A La Hague, on croise non seulement cet artiste tourmenté qu’est Raphaël, mais aussi Max, l’innocent du village, amoureux éconduit de Morgane et amoureux des mots. Monsieur Anselme, vieil homme raffiné épris de Prévert et de compagnie. Nan, que tout le monde prend pour une vieille folle qui cherche partout ses morts et attend le retour de son fils adoptif. Pourtant, avant elle était belle et ardente, elle s’appelait Florelle. Le vieux Théo, celui qui observait les oiseaux avant la narratrice, qui était aussi gardien du phare à ses heures, qui s’occupe de ses chats et rumine avec mélancolie son amour pour Nan, ou plutôt Florelle. Et pourtant il était marié à une autre, il a eu une fille, Lilli. Lilli qui ressasse les manques de son père et ne remâche plus que de l’amertume…
Et bien sûr il y a la narratrice qui se dévoile petit à petit, qui raconte le deuil, le manque, et qui se voit renaître petit à petit, presque sans le vouloir.

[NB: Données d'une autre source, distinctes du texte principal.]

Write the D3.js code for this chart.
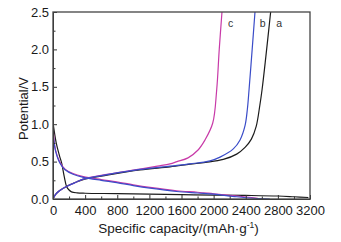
<!DOCTYPE html>
<html>
<head>
<meta charset="utf-8">
<script src="https://cdn.jsdelivr.net/npm/d3@7"></script>
<style>
  html, body { margin: 0; padding: 0; background: #fff; }
  svg { display: block; font-family: "Liberation Sans", Arial, sans-serif; }
</style>
</head>
<body>
<div id="wrapper"></div>
<script>
'use strict';

// data - [capacity mAh/g, potential V]
const aDischarge = [[0, 1.02], [40, 0.75], [80, 0.58], [108, 0.48], [140, 0.3], [170, 0.165], [200, 0.12], [230, 0.095],
  [300, 0.082], [400, 0.077], [800, 0.072], [1200, 0.065], [1600, 0.058], [2000, 0.053], [2400, 0.048],
  [2800, 0.04], [3000, 0.03], [3180, 0.02]];
const aCharge = [[0, 0], [30, 0.06], [80, 0.11], [174, 0.17], [300, 0.23], [374, 0.26], [672, 0.32], [1083, 0.39],
  [1457, 0.43], [1706, 0.465], [1900, 0.49], [2121, 0.53], [2287, 0.6], [2391, 0.69], [2470, 0.8],
  [2530, 0.97], [2575, 1.25], [2603, 1.46], [2650, 1.9], [2710, 2.5]];
const bDischarge = [[0, 2.5], [0, 1.0], [5, 0.83], [30, 0.65], [87, 0.477], [150, 0.39], [250, 0.33], [378, 0.29],
  [600, 0.25], [793, 0.22], [1000, 0.18], [1208, 0.145], [1540, 0.1], [1800, 0.08], [2000, 0.065],
  [2287, 0.03], [2500, 0.01], [2700, 0.0]];
const bCharge = [[0, 0], [30, 0.06], [80, 0.11], [174, 0.17], [300, 0.23], [374, 0.265], [672, 0.325], [1083, 0.395],
  [1457, 0.44], [1706, 0.47], [1955, 0.51], [2080, 0.56], [2245, 0.67], [2329, 0.79], [2391, 0.98],
  [2420, 1.2], [2441, 1.46], [2480, 2.0], [2515, 2.5]];
const cDischarge = [[0, 1.0], [30, 0.66], [87, 0.49], [150, 0.4], [250, 0.34], [378, 0.3], [600, 0.26], [793, 0.23],
  [1000, 0.19], [1208, 0.155], [1540, 0.11], [1800, 0.09], [2000, 0.07], [2300, 0.04], [2550, 0.01]];
const cCharge = [[0, 0], [30, 0.06], [80, 0.11], [174, 0.17], [300, 0.23], [374, 0.265], [672, 0.33], [1083, 0.4],
  [1300, 0.44], [1457, 0.47], [1544, 0.5], [1681, 0.55], [1806, 0.655], [1893, 0.79], [1989, 1.016],
  [2038, 1.457], [2070, 2.0], [2104, 2.5]];

const seriesNames = ['c', 'b', 'a'];
const labelPositions = [[2180, 2.3], [2575, 2.3], [2780, 2.3]];

const xTicks = d3.range(0, 3201, 400);
const yTicks = [0, 0.5, 1.0, 1.5, 2.0, 2.5];

const colors = { a: '#1c1c1c', b: '#3a4cc8', c: '#c83aa8' };

function drawChart () {
  const dimensions = {
    width: 341,
    height: 242,
    margin: { top: 12, right: 31, bottom: 43, left: 53 },
  };
  dimensions.boundedWidth = dimensions.width - dimensions.margin.left - dimensions.margin.right;
  dimensions.boundedHeight = dimensions.height - dimensions.margin.top - dimensions.margin.bottom;

  const xScale = d3.scaleLinear().domain([0, 3200]).range([0, dimensions.boundedWidth]);
  const yScale = d3.scaleLinear().domain([0, 2.5]).range([dimensions.boundedHeight, 0]);

  const wrapper = d3.select('#wrapper').append('svg')
    .attr('width', dimensions.width)
    .attr('height', dimensions.height);

  const bounds = wrapper.append('g')
    .attr('transform', `translate(${dimensions.margin.left},${dimensions.margin.top})`);

  bounds.append('clipPath').attr('id', 'plot-clip')
    .append('rect')
    .attr('width', dimensions.boundedWidth)
    .attr('height', dimensions.boundedHeight + 1);

  const lineGenerator = d3.line()
    .x(d => xScale(d[0]))
    .y(d => yScale(d[1]))
    .curve(d3.curveCatmullRom.alpha(0.5));

  const curves = [
    { name: 'a', data: aDischarge },
    { name: 'a', data: aCharge },
    { name: 'c', data: cDischarge },
    { name: 'c', data: cCharge },
    { name: 'b', data: bDischarge },
    { name: 'b', data: bCharge },
  ];

  bounds.append('g').attr('clip-path', 'url(#plot-clip)')
    .selectAll('path')
    .data(curves)
    .join('path')
    .attr('d', d => lineGenerator(d.data))
    .attr('fill', 'none')
    .attr('stroke', d => colors[d.name])
    .attr('stroke-width', 1.2);

  // minor ticks (inside)
  const xMinor = d3.range(200, 3200, 400);
  const yMinor = d3.range(0.25, 2.5, 0.5);

  const xAxis = bounds.append('g')
    .attr('transform', `translate(0,${dimensions.boundedHeight})`)
    .call(d3.axisBottom(xScale).tickValues(xTicks).tickFormat(d3.format('d')).tickSizeInner(-4).tickSizeOuter(0).tickPadding(7));
  bounds.append('g')
    .attr('transform', `translate(0,${dimensions.boundedHeight})`)
    .call(d3.axisBottom(xScale).tickValues(xMinor).tickFormat('').tickSizeInner(-2.5).tickSizeOuter(0))
    .call(g => g.select('.domain').remove());

  bounds.append('g')
    .call(d3.axisLeft(yScale).tickValues(yTicks).tickFormat(d3.format('.1f')).tickSizeInner(-4).tickSizeOuter(0).tickPadding(4));
  bounds.append('g')
    .call(d3.axisLeft(yScale).tickValues(yMinor).tickFormat('').tickSizeInner(-2.5).tickSizeOuter(0))
    .call(g => g.select('.domain').remove());

  bounds.selectAll('.tick line').attr('stroke', '#333');
  bounds.selectAll('.domain').attr('stroke', '#333');
  bounds.selectAll('.tick text')
    .attr('fill', '#1a1a1a')
    .style('font-size', '13px');
  xAxis.selectAll('.tick text').attr('dy', '0.71em');

  // frame
  bounds.append('rect')
    .attr('width', dimensions.boundedWidth)
    .attr('height', dimensions.boundedHeight)
    .attr('fill', 'none')
    .attr('stroke', '#444')
    .attr('stroke-width', 1.3);

  // curve labels
  bounds.selectAll('.curve-label')
    .data(seriesNames)
    .join('text')
    .attr('class', 'curve-label')
    .attr('x', (d, i) => xScale(labelPositions[i][0]))
    .attr('y', (d, i) => yScale(labelPositions[i][1]))
    .attr('fill', '#333')
    .style('font-size', '10.5px')
    .text(d => d);

  // axis titles
  wrapper.append('text')
    .attr('x', dimensions.margin.left + dimensions.boundedWidth / 2 - 3)
    .attr('y', 233)
    .attr('text-anchor', 'middle')
    .attr('fill', '#1a1a1a')
    .style('font-size', '13.5px')
    .html('Specific capacity/(mAh·g<tspan dy="-5" font-size="8.5px">-1</tspan><tspan dy="5">)</tspan>');

  wrapper.append('text')
    .attr('transform', `translate(28,${dimensions.margin.top + dimensions.boundedHeight / 2 + 3}) rotate(-90)`)
    .attr('text-anchor', 'middle')
    .attr('fill', '#1a1a1a')
    .style('font-size', '13px')
    .text('Potential/V');
}

drawChart();
</script>
</body>
</html>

Et il lui en faut du temps, des jours et des jours de silence sur la lande, pour renouer avec les mots, avec les gens. « Je savais que l’on pouvait rester très longtemps comme ça, les yeux dans la mer, sans voir personne. Sans parler. Sans même penser. Au bout de ce temps, la mer déversait en nous quelque chose qui nous rendait plus fort. Comme si elle nous faisait devenir une partie d’elle. Beaucoup de ceux qui vivaient cela ne repartaient pas. » (p. 303) Pour apprivoiser le manque et oser se remettre à vivre : « Ce regret, toujours, de ne pas aimer suffisamment. De rester en lisière. Lambert aurait voulu pouvoir pleurer encore. Le manque de toi, je l’ai eu. Je ne l’avais plus. J’aurais voulu l’avoir toujours. C’est ce manque qui me manquait, mais ce manque, ce n’était déjà plus toi. » (p. 506) Pour vivre avec la cicatrice : « J’ai ramassé un caillou. Un petit galet de granit noir, sur le côté il y avait une griffure plus claire, un impact en forme d’étoile. J’ai fermé mes doigts, doucement, et je l’ai glissé dans ma poche. » (p. 525)

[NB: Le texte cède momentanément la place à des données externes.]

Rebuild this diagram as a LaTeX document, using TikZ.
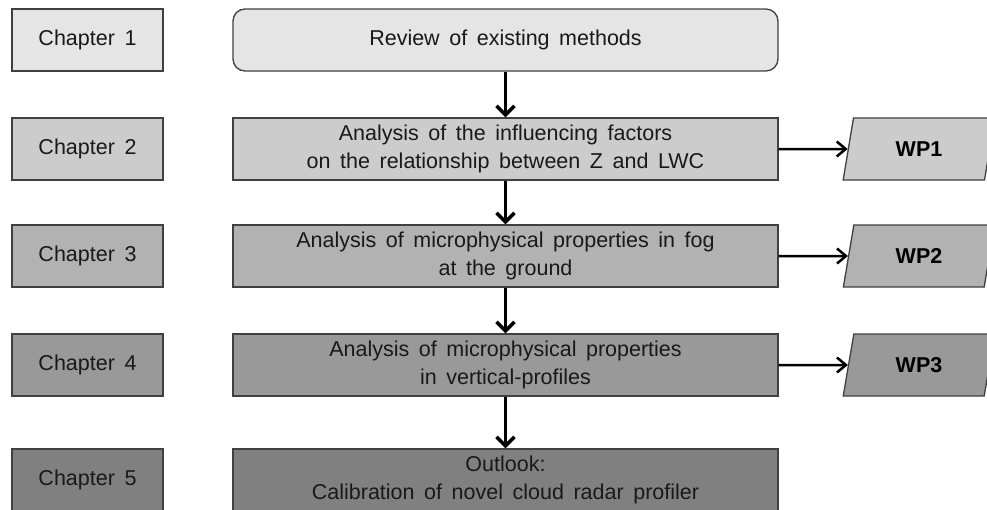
\documentclass[tikz,border=0pt]{standalone}
\usepackage{fontspec}
\setmainfont{Liberation Sans}[WordSpace=1.6]
\usetikzlibrary{shapes.geometric, arrows.meta}
\tikzset{>={Straight Barb[length=9pt,width=18pt]}}
\tikzset{
  chap/.style={draw=black!75, line width=1.3pt, minimum width=151pt,
    minimum height=62pt, inner sep=0pt, text=black!90,
    font=\fontsize{21.5}{27.5}\selectfont},
  task/.style={chap, minimum width=545pt, align=center},
  wp/.style={draw=black!75, line width=1.3pt, trapezium,
    trapezium left angle=76, trapezium right angle=104,
    trapezium stretches=true, minimum width=152pt, minimum height=62pt,
    inner sep=0pt, font=\fontsize{21.5}{27.5}\selectfont\bfseries},
  flow/.style={->, line width=3.5pt},
  side/.style={->, line width=2.5pt, >={Straight Barb[length=9pt,width=15pt]}}
}

\begin{document}
\begin{tikzpicture}[x=1pt, y=-1pt]
\useasboundingbox (0,0) rectangle (987,509);
% chapters
\node[chap, fill=black!10] (ch1) at (87.5,40) {Chapter 1};
\node[chap, fill=black!20] (ch2) at (87.5,149) {Chapter 2};
\node[chap, fill=black!30] (ch3) at (87.5,256) {Chapter 3};
\node[chap, fill=black!40] (ch4) at (87.5,365) {Chapter 4};
\node[chap, fill=black!50] (ch5) at (87.5,480) {Chapter 5};
% contents
\node[task, fill=black!10, rounded corners=12pt] (rev) at (505.5,40) {Review of existing methods};
\node[task, fill=black!20] (fac) at (505.5,149) {Analysis of the influencing factors\\on the relationship between Z and LWC};
\node[task, fill=black!30] (fog) at (505.5,256) {Analysis of microphysical properties in fog\\at the ground};
\node[task, fill=black!40] (vert) at (505.5,365) {Analysis of microphysical properties\\in vertical-profiles};
\node[task, fill=black!50] (out) at (505.5,480) {Outlook:\\Calibration of novel cloud radar profiler};
% work packages
\node[wp, fill=black!20] (wp1) at (919,149) {WP1};
\node[wp, fill=black!30] (wp2) at (919,256) {WP2};
\node[wp, fill=black!40] (wp3) at (919,365) {WP3};
% arrows
\draw[flow] (rev) -- (fac);
\draw[flow] (fac) -- (fog);
\draw[flow] (fog) -- (vert);
\draw[flow] (vert) -- (out);
\draw[side] (fac) -- (wp1);
\draw[side] (fog) -- (wp2);
\draw[side] (vert) -- (wp3);
\end{tikzpicture}
\end{document}
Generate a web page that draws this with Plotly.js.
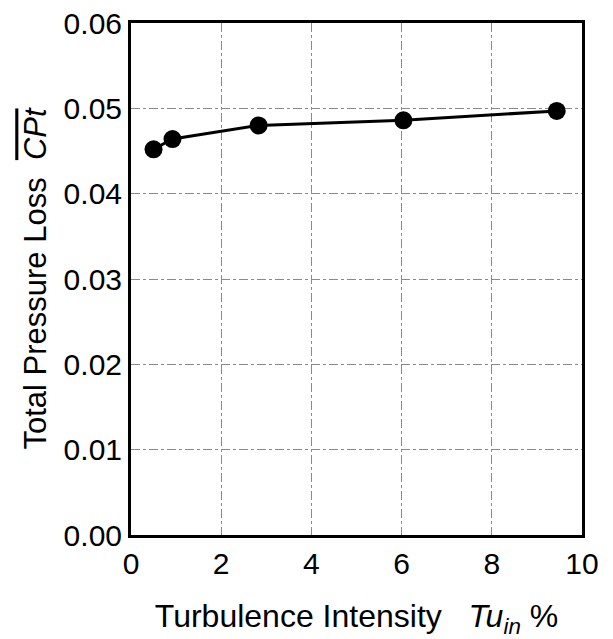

J’ai trouvé cette dernière image du caillou une belle métaphore de ce que devient la narratrice à la fin du roman, dans un bel apaisement. Pendant ma lecture, fait assez rare, une musique a fini par trotter dans ma tête, le deuxième mouvement du 2e Concerto pour piano et orchestre de Chostakovitch (qu’on entend aussi dans la bande-son du film Une exécution ordinaire de Marc Dugain), une musique à la fois déchirée et apaisée, qui me semblait bien représentatrice de cette héroïne qui m’a vraiment touchée. Dans la simplicité.
Une histoire qui parle de deuil et de renaissance, de blessures et de secrets. Et comme je l’ai terminée le soir de Pâques, et que la fin évoque au passage Arcabas, un peintre que j’apprécie particulièrement, permettez-moi d’y lire aussi une belle histoire de résurrection.

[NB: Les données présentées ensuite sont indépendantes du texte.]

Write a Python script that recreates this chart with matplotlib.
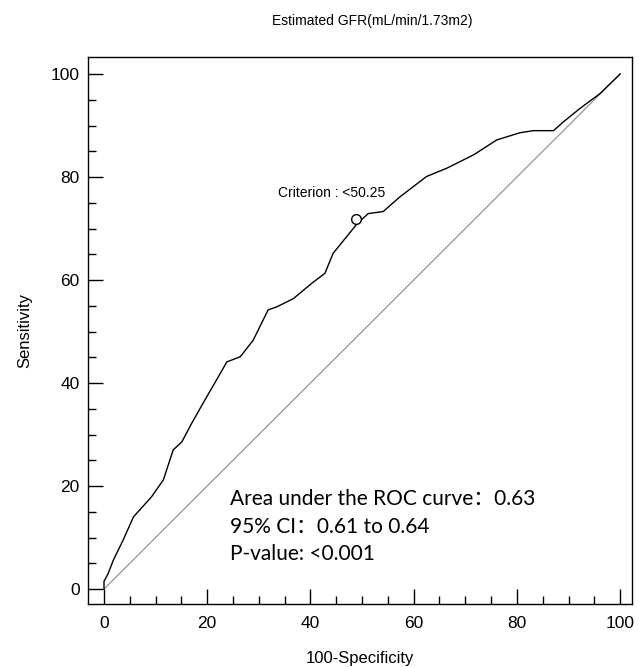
import matplotlib
matplotlib.use("Agg")
import matplotlib.pyplot as plt
from matplotlib.ticker import MultipleLocator

# ROC curve (100-specificity, sensitivity)
fpr = [0, 0, 0.8, 1.8, 3.7, 5.7, 9.2, 11.5, 13.4, 15.1, 17.0, 19.2, 21.8, 23.8, 26.4,
       28.9, 31.8, 33.5, 36.7, 40.3, 42.8, 44.4, 47.0, 49.1, 51.2, 54.1, 57.4, 62.5,
       66.4, 71.6, 76.1, 80.6, 83.2, 87.1, 89.0, 92.2, 96.1, 100]
tpr = [0, 1.5, 3.0, 5.6, 9.5, 14.0, 17.9, 21.2, 27.0, 28.6, 32.2, 36.1, 40.6, 44.1, 45.1,
       48.3, 54.2, 54.8, 56.4, 59.4, 61.3, 65.2, 68.4, 71.0, 72.9, 73.3, 76.2, 80.1,
       81.7, 84.3, 87.2, 88.6, 89.0, 89.0, 90.7, 93.3, 96.2, 100]
crit_x = 48.8
crit_y = 71.8
crit_label = "Criterion : <50.25"
title = "Estimated GFR(mL/min/1.73m2)"
stats = ["Area under the ROC curve\uff1a0.63", "95% CI\uff1a0.61 to 0.64", "P-value: <0.001"]

plt.rcParams['font.family'] = ['Liberation Sans', 'DejaVu Sans']

fig = plt.figure(figsize=(6.39, 6.67), dpi=100)
ax = fig.add_axes([88/639, 1-604/667, (632-88)/639, (604-57)/667])

ax.plot([0, 100], [0, 100], color='#888888', lw=0.8)
ax.plot(fpr, tpr, color='black', lw=1.0)
ax.plot(crit_x, crit_y, 'o', ms=7, mfc='white', mec='black', mew=1.0)
ax.text(33.7, 76.1, crit_label, fontsize=10, va='baseline', ha='left')

for i, s in enumerate(stats):
    ax.text(24.4, 16.3 - i*5.35, s, fontsize=15, va='baseline', ha='left',
            family=['Lato', 'Noto Sans CJK SC', 'DejaVu Sans'])

ax.set_xlim(-3.1, 102.3)
ax.set_ylim(-2.9, 103.3)
ax.xaxis.set_major_locator(MultipleLocator(20))
ax.xaxis.set_minor_locator(MultipleLocator(5))
ax.yaxis.set_major_locator(MultipleLocator(20))
ax.yaxis.set_minor_locator(MultipleLocator(5))
ax.tick_params(which='both', direction='in', top=False, right=False, labelsize=12.5, width=1)
ax.tick_params(which='major', length=10.5)
ax.tick_params(which='minor', length=5.5)
ax.tick_params(axis='x', which='major', pad=9)
ax.tick_params(axis='y', which='major', pad=6)
for sp in ax.spines.values():
    sp.set_linewidth(1)

ax.set_xlabel("100-Specificity", fontsize=12, labelpad=14)
ax.set_ylabel("Sensitivity", fontsize=12, labelpad=13)
fig.text(272/639, 1-25/667, title, fontsize=10, va='baseline', ha='left')

fig.savefig("out.png", dpi=100)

Une chose est sûre : je lirai Dans l’or du temps, L’amour est une île, et je me précipiterai si d’aventure Claudie Gallay passe pas loin d’ici.
Claudie GALLAY, Les Déferlantes, J’ai lu, 2010
Une lecture commune avec Anne (De poche en poche) qui a vraiment aimé aussi, et avec Asphodèle, qui a détesté, dommage ! Merci à elles deux ! Il y a aussi Melo et Alapage qui devraient publier un article.
Un livre qui entre dans les challenges Littérature au féminin et ABC 2011, et qui sera aussi mon objectif PAL de ce mois d’avril.